Understanding Assumption Clauses in Real Estate Mortgages

Learn about assumption clauses: transfer terms, lender approval, and implications in real estate transactions.

An assumption clause is a provision in a contract or agreement that allows for the transfer of certain rights, obligations, or liabilities from one party to another. In real estate, an assumption clause is commonly found in mortgage agreements and governs the transfer of a mortgage from one borrower to another.

Key Takeaways

  • Transfer of Mortgage Responsibility: An assumption clause facilitates the transfer of an existing mortgage from one borrower to another, typically from the seller to the buyer in real estate transactions.
  • Maintained Terms: The terms and conditions of the original mortgage, including interest rate, repayment schedule, and remaining balance, remain unchanged for the new borrower under an assumption clause.
  • Lender Approval Required: Most assumption clauses mandate lender approval before transferring. The lender assesses the new borrower's creditworthiness and financial stability to ensure they can assume the mortgage.
  • Due-on-Sale Clause Consideration: An assumption clause may address how the due-on-sale clause, which allows lenders to demand full repayment of the loan upon property transfer, applies to the mortgage transfer.
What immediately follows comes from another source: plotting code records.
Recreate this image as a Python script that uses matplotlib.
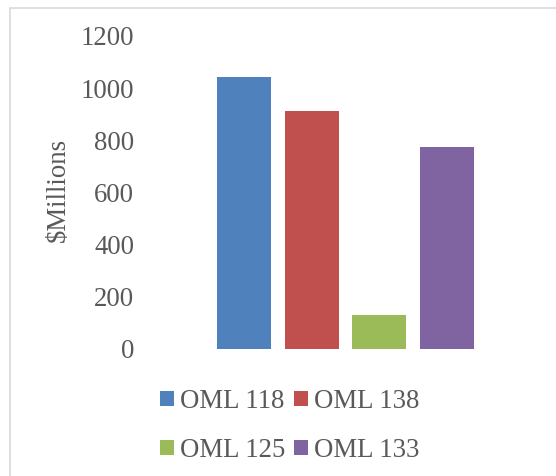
import matplotlib.pyplot as plt
from matplotlib.patches import Rectangle

# OML revenue, $ millions
fields = ['OML 118', 'OML 138', 'OML 125', 'OML 133']
values = [1043, 912, 130, 774]
colors = ['#4f81bd', '#c0504d', '#9bbb59', '#8064a2']

plt.rcParams['font.family'] = ['Liberation Serif', 'DejaVu Serif']
gray = '#595959'
fs = 19.3

W, H = 556, 476
fig = plt.figure(figsize=(W / 100, H / 100), dpi=100)

# chart frame: only the left and top edges fall inside the image
fig.add_artist(Rectangle((9.5 / W, -0.1), 1.2, (H - 7.5) / H + 0.1,
                         transform=fig.transFigure, fill=False,
                         edgecolor='#d9d9d9', linewidth=1.2))

ax = fig.add_axes([150 / W, (H - 349) / H, 391 / W, 313 / H])
x = range(len(fields))
bars = ax.bar(x, values, width=0.8, color=colors)

ax.set_xlim(-1.39, 4.39)
ax.set_ylim(0, 1200)
ax.set_yticks(range(0, 1201, 200))
ax.set_xticks([])
for s in ax.spines.values():
    s.set_visible(False)
ax.tick_params(axis='y', length=0, labelsize=fs, labelcolor=gray, pad=11.5)

fig.text(58 / W, 286 / H, '$Millions', rotation=90, ha='center', va='center',
         fontsize=fs, color=gray)

# legend fills row by row: 118, 138 / 125, 133
order = [0, 2, 1, 3]
leg = fig.legend([bars[i] for i in order], [fields[i] for i in order],
                 loc='center', ncol=2,
                 bbox_to_anchor=(290 / W, (H - 426) / H),
                 frameon=False, fontsize=fs, labelcolor=gray,
                 handlelength=0.52, handleheight=0.52, handletextpad=0.22,
                 columnspacing=0.33, labelspacing=0.9, borderpad=0)

fig.savefig('out.png', dpi=100)
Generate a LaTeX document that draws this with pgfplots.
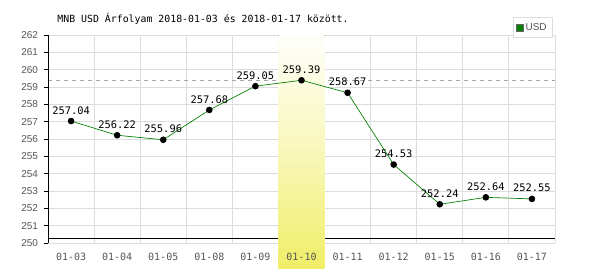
\documentclass[border=0pt]{standalone}
\usepackage{pgfplots}
\pgfplotsset{compat=1.18}
\usepackage{fontspec}
\setmainfont{Liberation Sans}
\newfontfamily\monofont{DejaVu Sans Mono}
\definecolor{gridc}{HTML}{DDDDDD}
\definecolor{labc}{HTML}{555555}
\definecolor{hiyel}{HTML}{F0EE66}
\definecolor{lgreen}{HTML}{008000}
\begin{document}
\begin{tikzpicture}
\begin{axis}[
  set layers,
  scale only axis, width=380pt, height=156pt,
  clip=false,
  xmin=-0.5, xmax=10.5, ymin=250, ymax=262,
  xtick={0,...,10},
  xticklabels={01-03,01-04,01-05,01-08,01-09,01-10,01-11,01-12,01-15,01-16,01-17},
  minor xtick={0.5,1.5,...,10.5},
  xminorgrids=true,
  ytick={250,...,262},
  ymajorgrids=true,
  grid style={draw=gridc, line width=0.6pt},
  minor grid style={draw=gridc, line width=0.6pt},
  axis y line*=left,
  axis x line*=bottom,
  x axis line style={draw=none},
  y axis line style={-, black, line width=0.6pt},
  xtick style={draw=none},
  minor x tick style={draw=none},
  ytick style={black, line width=0.5pt},
  major tick length=3pt,
  tick align=outside,
  /pgf/number format/assume math mode=true,
  yticklabel style={font=\fontsize{7.5}{9}\selectfont, text=labc, xshift=-1pt},
  xticklabel style={font=\monofont\fontsize{7.5}{9}\selectfont, text=labc, yshift=-1pt},
  legend style={at={(1,1)}, anchor=south east, yshift=-2pt, xshift=-2pt, draw=gridc,
    font=\fontsize{7.5}{9}\selectfont, text=labc, inner sep=2pt, row sep=0pt},
  legend image code/.code={\fill[lgreen, draw=black!60, line width=0.3pt] (0pt,-2.5pt) rectangle (5pt,2.5pt);},
]
\begin{pgfonlayer}{axis ticks}
\draw[gray!70, dashed, line width=0.5pt] (axis cs:-0.5,259.39) -- (axis cs:10.5,259.39);
\draw[black, line width=0.9pt] (axis cs:-0.5,250.28) -- (axis cs:10.5,250.28);
\fill[top color=hiyel!3!white, bottom color=hiyel, middle color=hiyel!45!white] (axis cs:4.5,262) rectangle (axis cs:5.5,248.55);
\end{pgfonlayer}
\addplot[lgreen, line width=0.5pt, mark=*, mark size=2.2pt, mark options={black, fill=black},
  nodes near coords, point meta=explicit symbolic,
  every node near coord/.append style={font=\monofont\fontsize{7.8}{9}\selectfont, black, anchor=south, yshift=1.5pt}]
  table[meta=lab] {
x y lab
0 257.04 257.04
1 256.22 256.22
2 255.96 255.96
3 257.68 257.68
4 259.05 259.05
5 259.39 259.39
6 258.67 258.67
7 254.53 254.53
8 252.24 252.24
9 252.64 252.64
10 252.55 252.55
};
\addlegendentry{USD}
\end{axis}
\node[anchor=west, font=\monofont\fontsize{7.4}{9}\selectfont] at ([xshift=3.5pt,yshift=12pt]current axis.north west) {MNB USD Árfolyam 2018-01-03 és 2018-01-17 között.};
\path ([shift={(-36pt,-20.25pt)}]current axis.south west) rectangle ([shift={(33.75pt,26.25pt)}]current axis.north east);
\end{tikzpicture}
\end{document}
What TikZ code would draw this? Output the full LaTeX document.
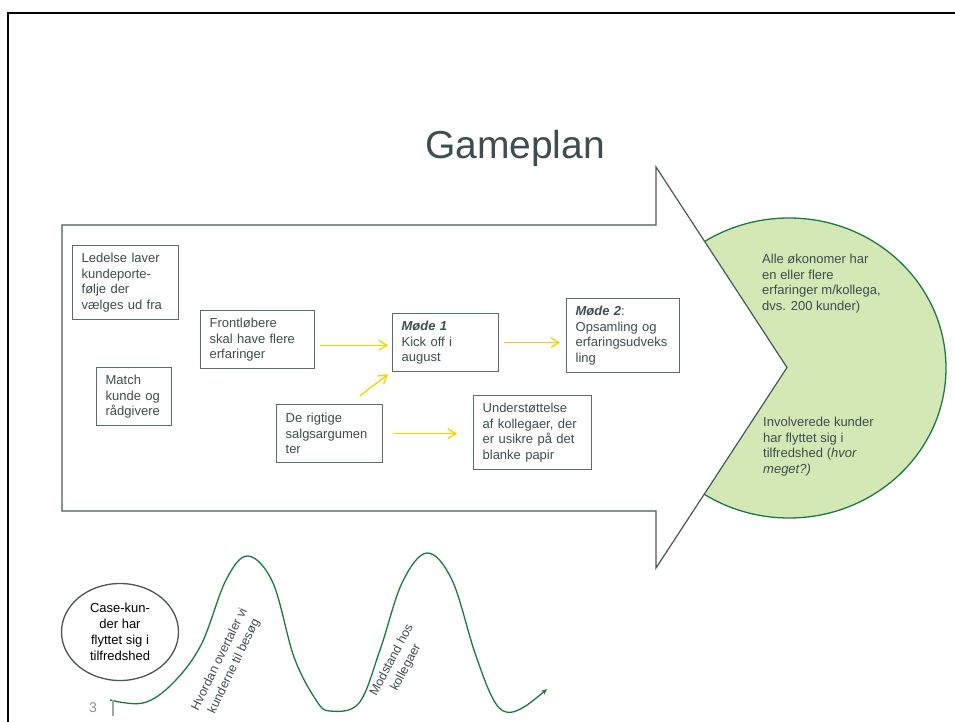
\documentclass[tikz,border=0pt]{standalone}
\usepackage{fontspec}
\setmainfont{Liberation Sans}
\usetikzlibrary{arrows.meta,shapes.geometric}
\definecolor{txtgray}{HTML}{3E4D50}
\definecolor{boxgray}{HTML}{5E6B6B}
\definecolor{arrgray}{HTML}{4A5757}
\definecolor{lgreen}{HTML}{D3E8B4}
\definecolor{dgreen}{HTML}{1E7A45}
\definecolor{wgreen}{HTML}{1B7A3C}
\definecolor{yarr}{HTML}{F2D500}
\definecolor{numgray}{HTML}{8E8E8E}
\tikzset{
  boxnode/.style={draw=boxgray, line width=1.3pt, fill=white, text=txtgray,
    font=\fontsize{13}{15.6}\selectfont, align=left, inner xsep=9pt, inner ysep=3pt,
    anchor=north west},
  ytext/.style={text=txtgray, font=\fontsize{13}{15.6}\selectfont, align=left,
    inner sep=0pt, anchor=north west},
  yellowarrow/.style={draw=yarr, line width=1.3pt, -{Straight Barb[length=8pt,width=10pt]}},
  wavetext/.style={text=txtgray, font=\fontsize{12.5}{16}\selectfont, align=center, inner sep=0pt},
}
\begin{document}
\begin{tikzpicture}[x=1pt,y=-1pt]
\useasboundingbox (0,0) rectangle (955,722);
% slide frame
\draw[line width=2.2pt, black] (8,722) -- (8,13) -- (955,13);
% title
\node[text=txtgray, font=\fontsize{39}{42}\selectfont, inner sep=0pt] (title) at (515,148) {Gameplan};
% goal circle
\filldraw[fill=lgreen, draw=dgreen, line width=1.3pt] (789,368) ellipse [x radius=157, y radius=150];
% big arrow
\filldraw[fill=white, draw=arrgray, line width=1.2pt, line join=miter]
  (62,225) -- (656,225) -- (656,167) -- (787,367.5) -- (656,568) -- (656,511) -- (62,511) -- cycle;
% circle texts
\node[ytext] (goal1) at (762,254) {Alle økonomer har\\en eller flere\\erfaringer m/kollega,\\dvs. 200 kunder)};
\node[ytext] (goal2) at (763,417) {Involverede kunder\\har flyttet sig i\\tilfredshed (\textit{hvor}\\\textit{meget?)}};
% boxes
\node[boxnode, minimum width=106, minimum height=74, text width=88] (ledelse) at (72,245) {Ledelse laver\\kundeporte-\\følje der\\vælges ud fra};
\node[boxnode, minimum width=75, minimum height=58, text width=57] (match) at (96,367) {Match\\kunde og\\rådgivere};
\node[boxnode, minimum width=114, minimum height=58, text width=96] (front) at (200,310) {Frontløbere\\skal have flere\\erfaringer};
\node[boxnode, minimum width=106, minimum height=58, text width=88] (rigtige) at (276,404) {De rigtige\\salgsargumen\\ter};
\node[boxnode, minimum width=106, minimum height=58, text width=88] (m1) at (392,313) {\textbf{\textit{Møde 1}}\\Kick off i\\august};
\node[boxnode, minimum width=113, minimum height=74, text width=95] (m2) at (566,298) {\textbf{\textit{Møde 2}}:\\Opsamling og\\erfaringsudveks\\ling};
\node[boxnode, minimum width=118, minimum height=74, text width=100] (under) at (473,395) {Understøttelse\\af kollegaer, der\\er usikre på det\\blanke papir};
% yellow arrows
\draw[yellowarrow] ([xshift=5pt,yshift=-5.6pt]front.east) -- ([xshift=-4pt,yshift=-2.6pt]m1.west);
\draw[yellowarrow] ([xshift=30pt,yshift=8pt]rigtige.north) -- ([xshift=-4pt,yshift=-2pt]m1.south west);
\draw[yellowarrow] ([xshift=5pt]m1.east) -- ([xshift=-6pt,yshift=-7pt]m2.west);
\draw[yellowarrow] ([xshift=10pt]rigtige.east) -- ([xshift=-16pt,yshift=-1pt]under.west);
% bottom ellipse
\node[draw=arrgray, line width=1.3pt, ellipse, minimum width=117, minimum height=97, inner sep=0pt,
  font=\fontsize{13}{16}\selectfont, align=center, text=black] (casekunder) at (120,632)
  {Case-kun-\\der har\\flyttet sig i\\tilfredshed};
% wave
\draw[wgreen, line width=1.3pt, -{Stealth[length=6pt,width=5pt]}] plot[smooth, tension=0.6] coordinates {
  (110,700) (143,703) (172,684) (201,645) (226,580) (248,556) (273,583) (294,657) (316,700) (330,711)
  (359,703) (380,650) (402,583) (427,553) (452,580) (474,650) (492,697) (506,712) (524,707) (547,689)};
\node[wavetext, rotate=64] (overtal) at (227,663) {Hvordan overtaler vi\\kunderne til besøg};
\node[wavetext, rotate=62] (modstand) at (399,664) {Modstand hos\\kollegaer};
% page number
\node[text=numgray, font=\fontsize{14}{16}\selectfont, inner sep=0pt] (pagenum) at (93,708) {3};
\draw[numgray!80, line width=1.2pt] (113,700) -- (113,716);
\end{tikzpicture}
\end{document}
Here's How an Assumption Clause Typically Works in a Mortgage Agreement

  1. 1. Transfer of Mortgage Responsibility: The assumption clause allows the borrower (often the seller) to transfer the existing mortgage to a new borrower (often the buyer) who agrees to assume responsibility for the loan.
  2. 2. Maintained Terms: The assumption clause specifies that the terms and conditions of the original mortgage, including the interest rate, repayment schedule, and remaining balance, remain unchanged for the new borrower.
  3. 3. Lender Approval: Most assumption clauses require approval from the lender before the transfer occurs. The lender evaluates the creditworthiness and financial stability of the new borrower to ensure they can afford to take on the mortgage.
  4. 4. Due-on-Sale Clause Consideration: Many mortgage agreements include a due-on-sale clause, which gives the lender the right to demand full repayment of the loan if the property is sold or transferred. The assumption clause may address how the due-on-sale clause applies to the mortgage transfer.

Conclusion

Overall, an assumption clause provides a mechanism for transferring a mortgage from one party to another while maintaining the existing terms of the loan. It can benefit both the seller, who can transfer their mortgage to the buyer, and the buyer, who may benefit from assuming a mortgage with favorable terms. However, it's essential for all parties involved to understand the implications and requirements of the assumption clause before proceeding with the transfer.

 

FAQs

1. Can an assumption clause be added to an existing mortgage agreement?

Yes, in some cases, borrowers may negotiate with their lender to add an assumption clause to their mortgage agreement, allowing for the transfer of the loan to another party in the future. However, this typically requires lender approval and may involve additional legal documentation.

2. Are assumption clauses common in commercial real estate transactions? 

Assumption clauses are relatively common in residential real estate transactions but may be less common in commercial real estate deals. Including an assumption, clause depends on the negotiation between the parties involved and the specific terms of the mortgage agreement.

3. What happens if the new borrower defaults on an assumed mortgage? 

If the new borrower defaults on an assumed mortgage, the lender may pursue legal remedies to enforce the loan terms. This could include foreclosure proceedings to recover the outstanding balance of the loan. The original borrower may still be liable for any deficiencies if the property is sold at a loss.